All U.S. presidents since Richard Nixon (and including him) swore they would reduce or eliminate U.S. dependence on foreign oil. All failed except Jimmy Carter, who reduced crude oil imports from 8.6 million barrels per day to 4.3 million in 1982. (This extended into Reagan’s administration for two years.)
Today we import 61 percent of our crude oil, approximately 10.5 million barrels per day. However, if one looks more deeply into oil statistics, they tell a scarier tale. The United States’ crude oil production peaked about 1970, including Alaskan oil, which has also peaked and is tailing off. Our gasoline consumption continues to climb, and average gas mileage per vehicle has worsened, from 22.1 mpg to 20.4 mpg.

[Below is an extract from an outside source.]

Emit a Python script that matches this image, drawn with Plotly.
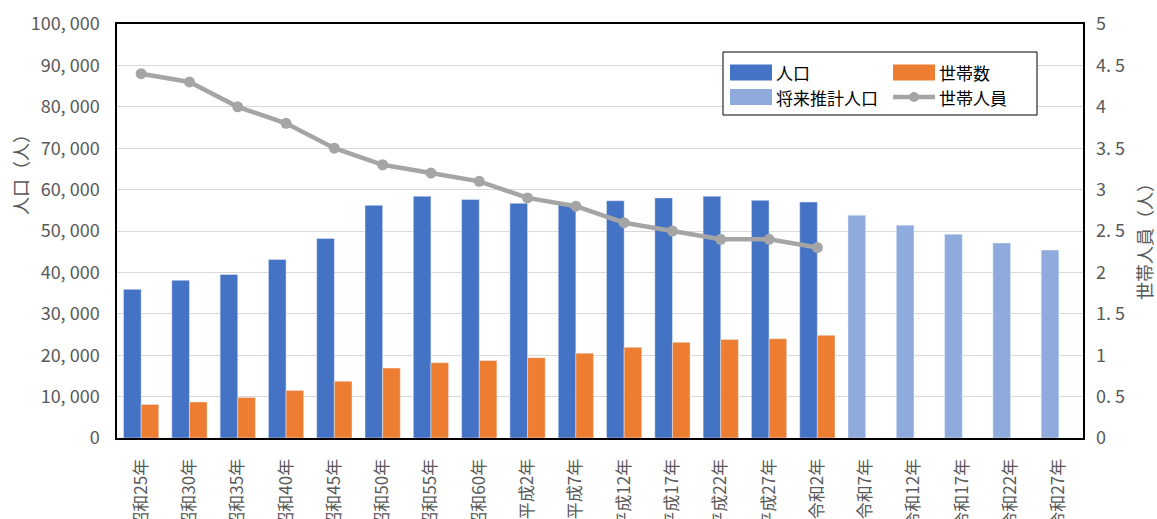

The most startling data concern the number of oil wells, output per well, and cost per barrel to produce crude oil. These figures are from 1979, when Iraq was still producing 3.4 million barrels per day:
From these data we can conclude that Iraq is now what West Texas was back in the 1930s: A desert sitting on top of a lake of oil just waiting to gush. Since 1979, Iraq’s oil production has significantly fallen, because of its war with Iran, the first Gulf War, UN Sanctions, rotting infrastructure and the recent war. (At worst, Iraq’s production got as low as 250,000 barrels per day during the recent war, but may have risen to approximately 1 million now.) However, the 1980s and ’90s were a go-go period in the United States, so we’ve gone through 140 billion barrels of oil since 1979! In 2003, the United States is just about tapped out.
When Secretary of Defense Donald Rumsfeld adamantly exclaimed, “The war has nothing to do with oil, literally nothing to do with oil,” he was telling a horrific lie, which, sadly, many Americans believe.
Early in the war, U.S. troops rapidly surrounded the Rumaila oil field, Kirkuk oil fields and the Oil Ministry in Baghdad, leaving the Ministry of Religious Affairs, the National Museum of Antiquities, and hospitals to be looted. Those were our clear priorities.
Military facts provide compelling evidence. Since the end of the Cold War, the United States has closed 106 major bases at home, 32 bases in Europe and nine in East Asia. However, we have created 15 major new bases, all in the Middle East, basically surrounding oil fields that hold two thirds of the world’s supply. An intelligent person could ask: “If the Middle Eastern countries consisted of nothing but sand, plains and mountains, would the United States have any presence there at all?”
Halliburton Oil, formerly headed by Vice President Dick Cheney, and Bechtel Corp., have been awarded $800 million worth of contracts, without competitive bidding, to get Iraq’s oil flowing again. Corporate cronies of President Bush clearly expect to make a killing by pumping and selling Iraq’s oil, which will likely be re-privatized (Saddam did succeed in nationalizing Iraq’s oil) and controlled strictly by American and British companies. OPEC could be superceded if production in Iraq attained 12 million barrels per day. Politically, we could disengage from the shaky government of Saudi Arabia, telling them “We don’t need your oil, because we’re getting cheaper stuff next door!” (Paul Wolfowitz hinted at this in a recent Esquire article). This sounds great!
There is a problem, however. It is probable that world oil production is now approaching its peak or has already peaked. Thereafter, there is no “supply side” solution. You can’t satisfy increased craving for a diminishing resource you don’t own, unless you don’t mind constant strife to commandeer ever greater portions of somebody else’s.
For the United States, the only solution for our impending oil crisis is rapid demand reduction, which, unfortunately, is extremely unappealing to the Bush administration and most American citizens.
Nevertheless, Americans will, by necessity, be turning to public transit, walking, bicycling and telecommuting. They’ll live in higher urban-core densities, with subsidized housing and “green” buildings. They’ll see piggy-back rail instead of semi-trucks, an enhanced Amtrak, more locally-grown produce, and automobiles like the Toyota Prius ($87 billion would buy 4,350,000 of those 55 mpg vehicles).
In sum, a healthier, friendlier way of living, not based on growth, but based on a “dynamic equilibrium” otherwise known as balance.
John D. Lindstrom of Everett is a retired Everett Community College instructor, and served on the city’s waterfront public access committee.